O zaledwie 0,12 sek szybszy od Maksymiliana Wechty okazał się zwycięzca Dużej Rundy (140 cm) o nagrodę Stowarzyszenia Jeździeckiego Baborówko, pod patronatem Ministerstwa Rolnictwa i Rozwoju Wsi – Christoph Lanske. „Dobry parkur o odpowiedniej wysokości, z kilkoma możliwościami skrótów i urwania foulee w liniach zadecydowały o moim wyniku” – mówił Maksymilian Wechta, który finalnie był drugi. „Ouinchella jest szybkim koniem sama w sobie, nakierowana na dobrą trasę przejechała trasę poprawie. Szkoda oczywiście, że 0,12 sek za wolno, ale taki jest sport”. Jako trzeci na podium stanął Hubert Kierznowski.

 

 

Emocji nie zabrakło także w pierwszym etapie eliminacji Halowego Pucharu Polski Powożenia o nagrodę firmy Dealer BMW i MINI Best Auto Lublin, pod patronatem Dyrektora Generalnego Krajowego Ośrodka Wsparcia Rolnictwa.

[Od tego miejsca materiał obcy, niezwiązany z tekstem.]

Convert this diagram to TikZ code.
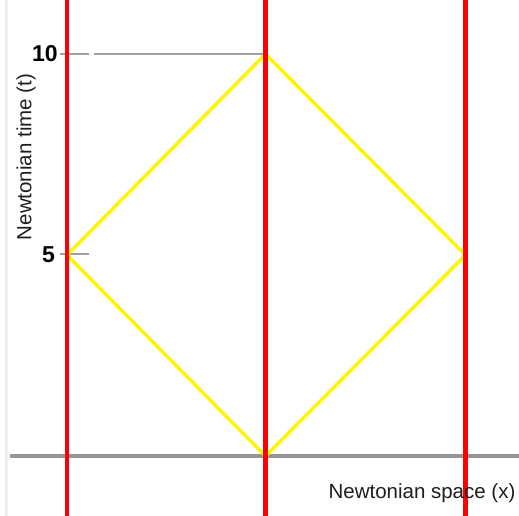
\documentclass[tikz,border=0pt]{standalone}
\usepackage{fontspec}
\setmainfont{Liberation Sans}
\begin{document}
\begin{tikzpicture}[x=1pt,y=-1pt,
  redline/.style={draw={rgb,255:red,255;green,0;blue,0},line width=4.4pt},
  yelline/.style={draw={rgb,255:red,255;green,245;blue,0},line width=3.4pt,line join=miter},
  grayline/.style={draw={rgb,255:red,150;green,150;blue,150},line width=3.2pt},
  tickline/.style={draw={rgb,255:red,160;green,160;blue,160},line width=2.4pt},
  faint/.style={draw={rgb,255:red,238;green,238;blue,238},line width=3pt},
  ticklbl/.style={font=\fontsize{23}{23}\selectfont\bfseries,text=black,inner sep=0pt},
  axlbl/.style={font=\fontsize{20.5}{20.5}\selectfont,text={rgb,255:red,30;green,30;blue,30},inner sep=0pt}]
\useasboundingbox (0,0) rectangle (519,516);
\fill[white] (0,0) rectangle (519,516);
% faint left border
\draw[faint] (6,0) -- (6,516);
% coordinates
\coordinate (L) at (67,255);
\coordinate (T) at (265.5,54);
\coordinate (R) at (465.5,255);
\coordinate (B) at (265.5,456);
\coordinate (axL) at (10,456);
\coordinate (axR) at (519,456);
\coordinate (t10a) at (60,54);
\coordinate (t10b) at (89,54);
\coordinate (t10c) at (94,54);
\coordinate (t5a) at (60,254);
\coordinate (t5b) at (89,254);
% gray axis and ticks
\draw[grayline] (axL) -- (axR);
\draw[tickline] (t10a) -- (t10b);
\draw[tickline] (t10c) -- (T);
\draw[tickline] (t5a) -- (t5b);
% yellow diamond
\draw[yelline] (L) -- (T) -- (R) -- (B) -- cycle;
% red world lines
\draw[redline] (67,0) -- (67,516);
\draw[redline] (265.5,0) -- (265.5,516);
\draw[redline] (465.5,0) -- (465.5,516);
% labels
\node[ticklbl] (n10) at (45,54) {10};
\node[ticklbl] (n5) at (48.5,255) {5};
\node[axlbl,rotate=90] (ty) at (26,157) {Newtonian time (t)};
\node[axlbl] (sx) at (422,493) {Newtonian space (x)};
\end{tikzpicture}
\end{document}
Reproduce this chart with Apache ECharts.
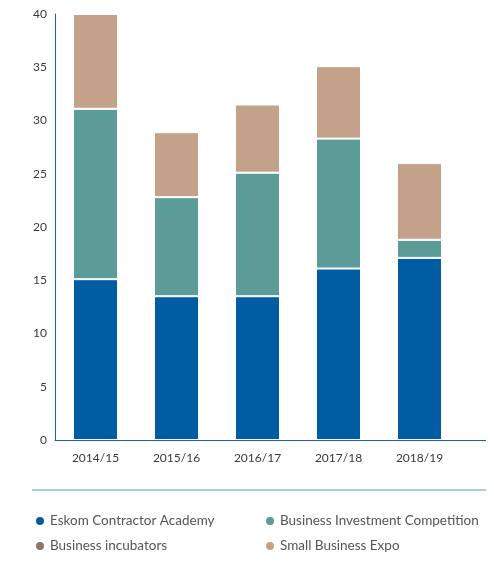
<!DOCTYPE html>
<html>
<head>
<meta charset="utf-8">
<script src="https://cdn.jsdelivr.net/npm/echarts@6/dist/echarts.min.js"></script>
<style>
html,body{margin:0;padding:0;background:#fff;}
#c{width:494px;height:567px;}
</style>
</head>
<body>
<div id="c"></div>
<script>
const categories = ['2014/15','2015/16','2016/17','2017/18','2018/19'];
const seriesNames = ['Eskom Contractor Academy','Business Investment Competition','Business incubators','Small Business Expo'];
const eskomAcademy = [15.1, 13.5, 13.5, 16.1, 17.1];
const investmentComp = [16.0, 9.3, 11.6, 12.2, 1.7];
const incubators = [0, 0, 0, 0, 0];
const smallBizExpo = [8.9, 6.1, 6.4, 6.8, 7.2];

const colors = ['#005da4','#5c9c98','#8b7868','#c4a28a'];
const font = 'Lato, "Open Sans", sans-serif';

const chart = echarts.init(document.getElementById('c'));
const vals = [eskomAcademy, investmentComp, incubators, smallBizExpo];

const series = seriesNames.map((n,i)=>({
  name:n, type:'bar', stack:'total', barWidth:45,
  data: vals[i],
  itemStyle:{color:colors[i], borderColor:'#ffffff', borderWidth:1},
  emphasis:{disabled:true}
}));

const legendPos = [[29,509],[259,509],[29,534],[259,534]];
const legends = seriesNames.map((n,i)=>({
  data:[n], left:legendPos[i][0], top:legendPos[i][1], orient:'horizontal',
  icon:'circle', itemWidth:10, itemHeight:10, selectedMode:false,
  textStyle:{fontFamily:font, fontSize:13.5, color:'#555'}
}));

chart.setOption({
  animation:false,
  color:colors,
  grid:{left:55, right:34, top:14, bottom:127, containLabel:false},
  xAxis:{type:'category', data:categories,
    axisLine:{show:true, lineStyle:{color:'#1f5fa8', width:1}},
    axisTick:{show:false}, splitLine:{show:false},
    axisLabel:{fontFamily:font, fontSize:12, color:'#3a3a3a', margin:12}
  },
  yAxis:{type:'value', min:0, max:40, interval:5,
    axisLine:{show:true, lineStyle:{color:'#1f5fa8', width:1}},
    axisTick:{show:false}, splitLine:{show:false},
    axisLabel:{fontFamily:font, fontSize:12, color:'#3a3a3a', margin:8}
  },
  legend:legends,
  graphic:[
    {type:'line', shape:{x1:32,y1:490,x2:486,y2:490}, style:{stroke:'#5a9bd5', lineWidth:1}},
    {type:'line', shape:{x1:460,y1:440.5,x2:486,y2:440.5}, style:{stroke:'#1f5fa8', lineWidth:1}}
  ],
  series:series
});
</script>
</body>
</html>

Na prowadzenie wysunął się jeden z liderów rankingu po poznańskich rozgrywkach – Piotr Mazurek wraz z załogą z SJ Sokół Kunowo.

 

 

W finałowym starciu podczas emocjonującego konkursu Venus vs Mars o nagrodę Grupy MTP pod patronatem IdeaExpo zmierzyło się dwóch reprezentantów MARS: Łukasz Brzóska na Casalletto oraz Paweł Jurkowski na Espresso 22. Brzóska ostatecznie pokonał rywala, mówiąc, że poza prędkością w tym konkursie liczy się przede wszystkim szczęście.